If World War I had a reanimating effect on America's sociocultural infrastructure, with World War II the transformation was manifest. The New Deal, the rise of the middle and labor classes, and a focus on talent, fortune, and property created the conditions for Americans to truly—and then at their considerable leisure—fall in love with themselves. Our cult heroes, in the new era of the moving image, were more often movie stars and athletes than writers, although politicians with great hair and star quality could still contend. Initially the value placed on the celebrated had some correlation to their ability. Stars were expected to sing and dance as well as act and be beautiful. Politicians had to demonstrate their talent for perfecting the union, for getting shit done.

Slowly, perhaps inevitably, self-consciousness slid into self-obsession. By midcentury, the bones of Theodore Dreiser's
American Tragedy
(published in 1925, a psychic twin to Fitzgerald's boom-as-bust
Gatsby
) were being reassembled to tell the stories of our cult heroes. We thrilled most when they could commit to its full trajectory: humble beginnings, uncommon gifts, bridling ambition, discovery, stardom, hubris, excess, downfall, death. Monroe, Dean, and Elvis Presley are the holy trinity of this particular denomination. In the postglamour 1960s and early '70s, rock musicians—Jim Morrison, Janis Joplin, Jimi Hendrix, Brian Jones—were more often martyrs to the faith.

Even as the cornerstones of the cult of tragic greatness were being set and our lives grew more sheltered and domesticated, the public's appetite for realism was sharpening. The “Method” hit Hollywood in the early 1950s, and its explosion of what was false or mimetic in performance reflected and fueled this hunger. Actors following Russian pioneer Constantin Stanislavski's sense-memory method were encouraged to infuse their characters with past experiences and personal psychology, and audiences internalized the idea of acting as a form of self-dramatization. The strengthening pop machine brought us that much further into actors' lives. We began following an artist's life at least as closely as her career; eventually the two were married in a public narrative bound by the need for a strong dramatic arc. Andy Warhol made the earliest and most indelible comment on the permeability of this popular mythology with his coterie of invented “superstars”—damaged socialites and hard-luck drifters whom he packaged in the look and story that sold. You no longer had to
die
for your audience, although often and one way or another, you wound up dead.
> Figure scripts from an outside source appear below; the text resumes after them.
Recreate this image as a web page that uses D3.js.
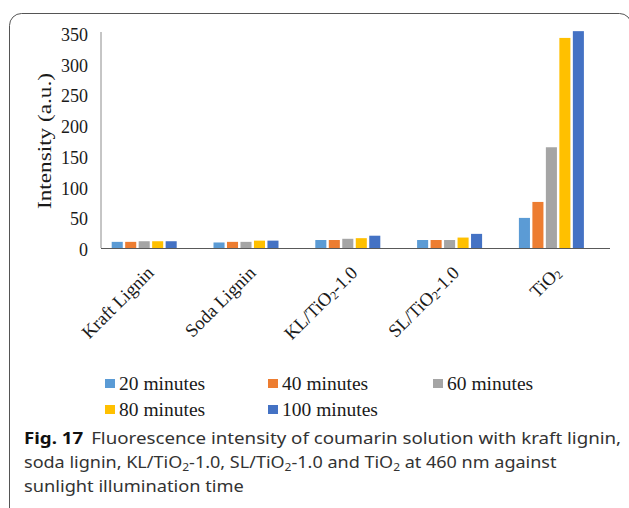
<!DOCTYPE html>
<html>
<head>
<meta charset="utf-8">
<script src="https://cdn.jsdelivr.net/npm/d3@7"></script>
<style>
  body { margin: 0; background: #fff; }
  svg { display: block; }
  .serif { font-family: "Liberation Serif", "Times New Roman", serif; fill: #1a1a1a; }
  .caption { font-family: "Noto Sans", "Open Sans", sans-serif; fill: #333; }
</style>
</head>
<body>
<svg id="chart"></svg>
<script>
// categories along the x axis
const categories = ['Kraft Lignin', 'Soda Lignin', 'KL/TiO2-1.0', 'SL/TiO2-1.0', 'TiO2'];
// series (sunlight illumination time)
const seriesNames = ['20 minutes', '40 minutes', '60 minutes', '80 minutes', '100 minutes'];
const seriesColors = ['#5b9bd5', '#ed7d31', '#a5a5a5', '#ffc000', '#4472c4'];
// values, one array per series
const min20 = [10, 9, 13, 13, 49];
const min40 = [10, 10, 13, 13, 75];
const min60 = [11, 10, 15, 13, 164];
const min80 = [11, 12, 16, 17, 342];
const min100 = [11, 12, 20, 23, 353];
const yTicks = [0, 50, 100, 150, 200, 250, 300, 350];

const seriesValues = [min20, min40, min60, min80, min100];

const width = 629;
const height = 508;

const svg = d3.select('#chart')
  .attr('width', width)
  .attr('height', height);

// frame with rounded corner (runs off the right and bottom edges)
svg.append('rect')
  .attr('x', 9.5)
  .attr('y', 13.5)
  .attr('width', 622)
  .attr('height', 530)
  .attr('rx', 12)
  .attr('fill', 'none')
  .attr('stroke', '#555')
  .attr('stroke-width', 1);

const x0 = d3.scaleBand()
  .domain(categories)
  .range([101, 610])
  .padding(0);

const x1 = d3.scaleBand()
  .domain(seriesNames)
  .range([10.7, 75.7])
  .paddingInner(0.18);

const y = d3.scaleLinear()
  .domain([0, 350])
  .range([248, 33]);

// bars
const rows = categories.map((c, i) => ({
  cat: c,
  vals: seriesNames.map((s, j) => ({ s, v: seriesValues[j][i], color: seriesColors[j] }))
}));

const groups = svg.append('g').selectAll('g')
  .data(rows)
  .enter().append('g')
  .attr('transform', d => 'translate(' + x0(d.cat) + ',0)');

groups.selectAll('rect')
  .data(d => d.vals)
  .enter().append('rect')
  .attr('x', d => x1(d.s))
  .attr('y', d => y(d.v))
  .attr('width', x1.bandwidth())
  .attr('height', d => y(0) - y(d.v))
  .attr('fill', d => d.color);

// y axis
const yAxis = svg.append('g')
  .attr('transform', 'translate(101,0)')
  .call(d3.axisLeft(y).tickValues(yTicks).tickSize(0).tickPadding(13));
yAxis.select('.domain').attr('stroke', '#8c8c8c').attr('d', 'M0,32V248');
yAxis.selectAll('text')
  .attr('class', 'serif')
  .style('font-size', '18px')
  .attr('dy', '0.42em');

// x axis baseline
svg.append('line')
  .attr('x1', x0.range()[0])
  .attr('x2', x0.range()[1])
  .attr('y1', y(0) + 0.5)
  .attr('y2', y(0) + 0.5)
  .attr('stroke', '#595959')
  .attr('stroke-width', 1.2);

// rotated category labels, with subscript 2 in TiO2
function subText(sel, str, sub, shift) {
  const parts = str.split('TiO2');
  parts.forEach((p, i) => {
    if (p) sel.append('tspan').text(p);
    if (i < parts.length - 1) {
      sel.append('tspan').text('TiO');
      sel.append('tspan').text('2').style('font-size', sub + 'px').attr('dy', shift);
      sel.append('tspan').text('\u200b').attr('dy', -shift);
    }
  });
}

svg.append('g').selectAll('text')
  .data(categories)
  .enter().append('text')
  .attr('class', 'serif')
  .style('font-size', '18.5px')
  .attr('text-anchor', 'end')
  .attr('transform', d => 'translate(' + (x0(d) + x0.bandwidth() / 2 + 3) + ',274) rotate(-45)')
  .each(function(d) { subText(d3.select(this), d, 12, 2); });

// y title
svg.append('text')
  .attr('class', 'serif')
  .style('font-size', '19px')
  .attr('text-anchor', 'middle')
  .attr('transform', 'translate(51,141) rotate(-90)')
  .attr('textLength', 136)
  .attr('lengthAdjust', 'spacingAndGlyphs')
  .text('Intensity (a.u.)');

// legend
const legendPos = [[105, 383], [268, 383], [433, 383], [105, 409], [268, 409]];
const legend = svg.append('g').selectAll('g')
  .data(seriesNames)
  .enter().append('g')
  .attr('transform', (d, i) => 'translate(' + legendPos[i][0] + ',' + legendPos[i][1] + ')');
legend.append('rect')
  .attr('x', 0)
  .attr('y', -4)
  .attr('width', 10)
  .attr('height', 9)
  .attr('fill', (d, i) => seriesColors[i]);
legend.append('text')
  .attr('class', 'serif')
  .style('font-size', '19.5px')
  .attr('x', 14)
  .attr('y', 6.5)
  .text(d => d);

// caption
const captionLines = [
  { y: 444, w: 590 },
  { y: 468, w: 533 },
  { y: 492, w: 220 }
];
const cap = svg.append('g').attr('class', 'caption').style('font-size', '16.5px');
const c1 = cap.append('text').attr('x', 0).attr('y', 0);
c1.append('tspan').style('font-weight', 'bold').style('fill', '#111').text('Fig. 17');
c1.append('tspan').attr('dx', 7).text('Fluorescence intensity of coumarin solution with kraft lignin,');
const c2 = cap.append('text').attr('x', 0).attr('y', 0);
c2.append('tspan').text('soda lignin, KL/TiO');
c2.append('tspan').text('2').style('font-size', '11px').attr('dy', 3);
c2.append('tspan').text('-1.0, SL/TiO').attr('dy', -3);
c2.append('tspan').text('2').style('font-size', '11px').attr('dy', 3);
c2.append('tspan').text('-1.0 and TiO').attr('dy', -3);
c2.append('tspan').text('2').style('font-size', '11px').attr('dy', 3);
c2.append('tspan').text(' at 460 nm against').attr('dy', -3);
const c3 = cap.append('text').attr('x', 0).attr('y', 0).text('sunlight illumination time');

[c1, c2, c3].forEach((t, i) => {
  const w = t.node().getComputedTextLength();
  const sx = captionLines[i].w / w;
  t.attr('transform', 'translate(24,' + captionLines[i].y + ') scale(' + sx + ',1)');
});
</script>
</body>
</html>
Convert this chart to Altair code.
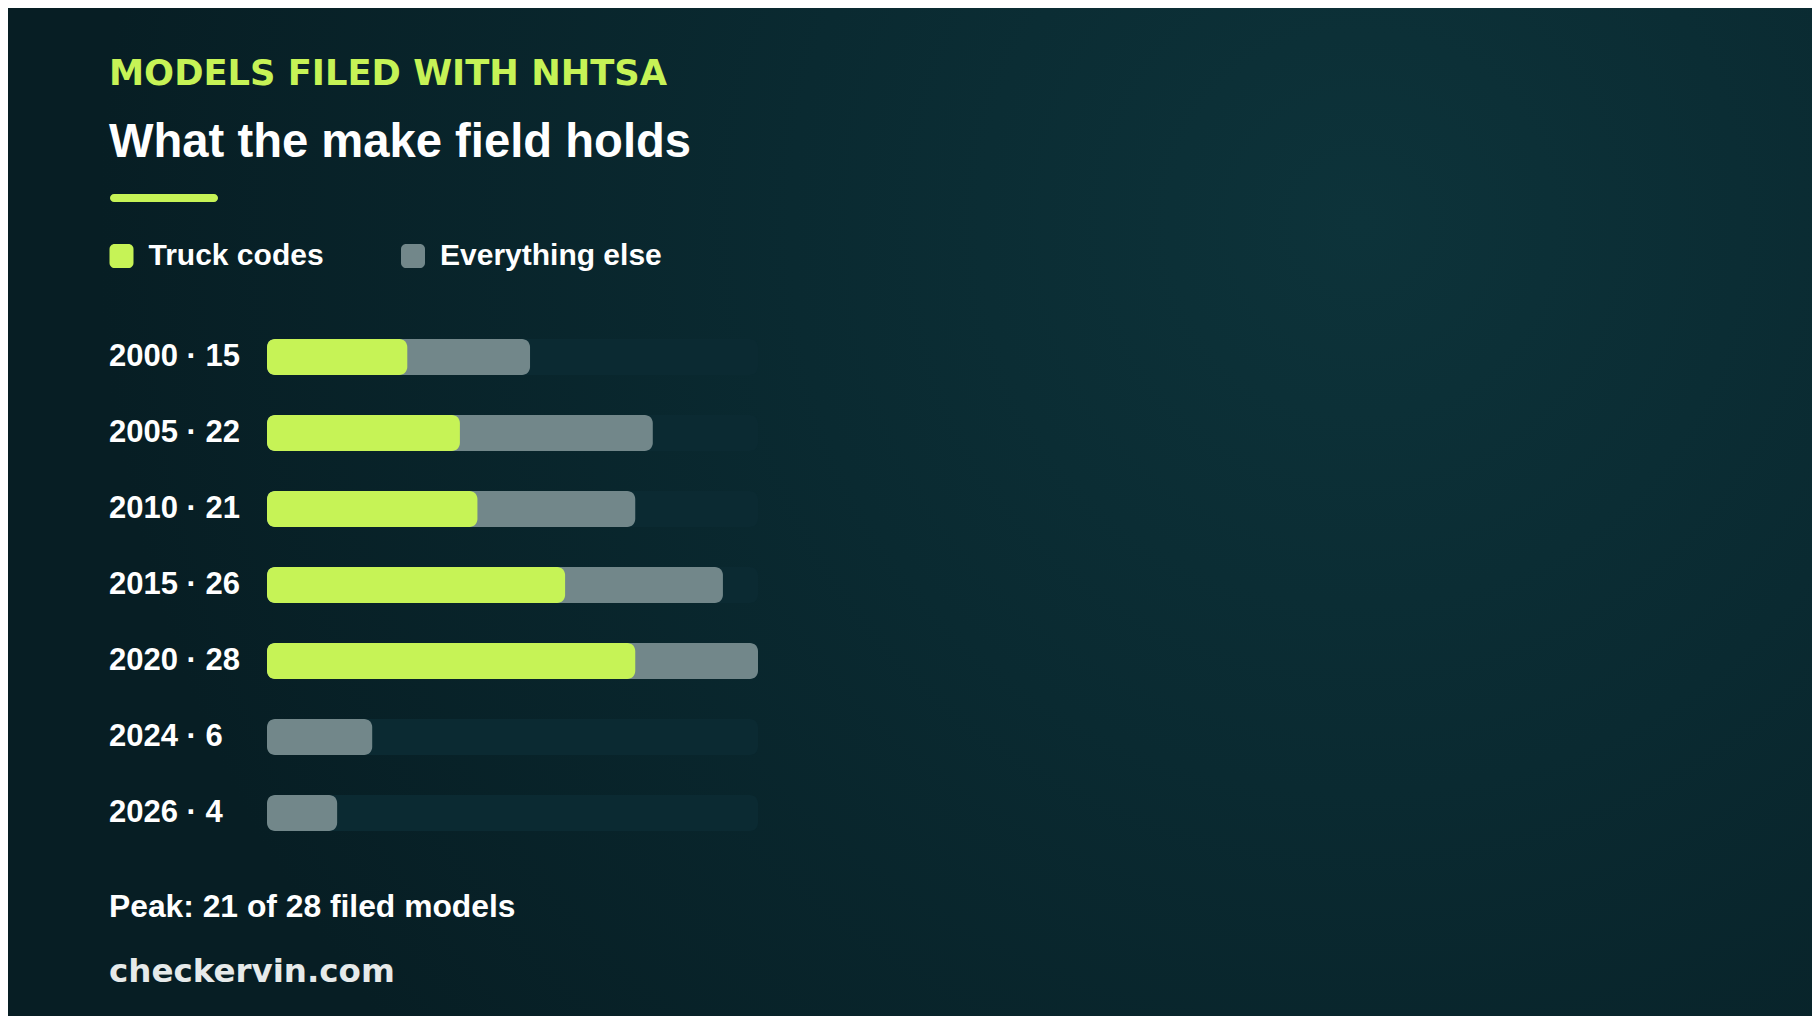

In the pre- and postmillennial decades the growing preoccupation with the private lives of public figures converged with and was quickly overtaken by a parallel obsession with fame itself. As tabloids and tabloid TV evolved, inventing an audience and its appetite for the “real” story behind the star, we sought to reveal our heroes to be more like us than unlike us. By closing the gap between stars and their audience, it was permissible—even logical—to declare open season on the fame they enjoyed.

3

Socialism is … above all an atheistic phenomenon, the modern manifestation of atheism, one more tower of Babel built without God, not in order to reach out toward heaven from earth, but to bring heaven down to earth.

—Fyodor Dostoyevsky,
The Brothers Karamazov

When I was growing up, the centripetal fascination with old-fashioned stardom was about to give way to the entitlements of the famous age. We became more concerned with the things we
deserved
to know about public figures and what we were
meant
to be ourselves. Talent was no longer the main thing you needed to get over; if you could master a couple of the star narrative's bullet points and look good in your underwear, the public would take you on as a boarder and barely hold a grudge. We moved toward an age of celebrity simulacra like Paris “This Is Just a Character I Play” Hilton, and the word
icon
became so widely and ill-used that
The New York Times
banned it from its pages. The new celebrity economy seemed unstoppably bound for a kind of nirvana: an inelasticity of demand for this kind of synthetic entertainment meant we could eventually all wind up “entertaining” each other, generating our own subnarratives of stardom and feeding the parts of ourselves instantly gratified by recognition, “followers,” our own names in little pixelated lights.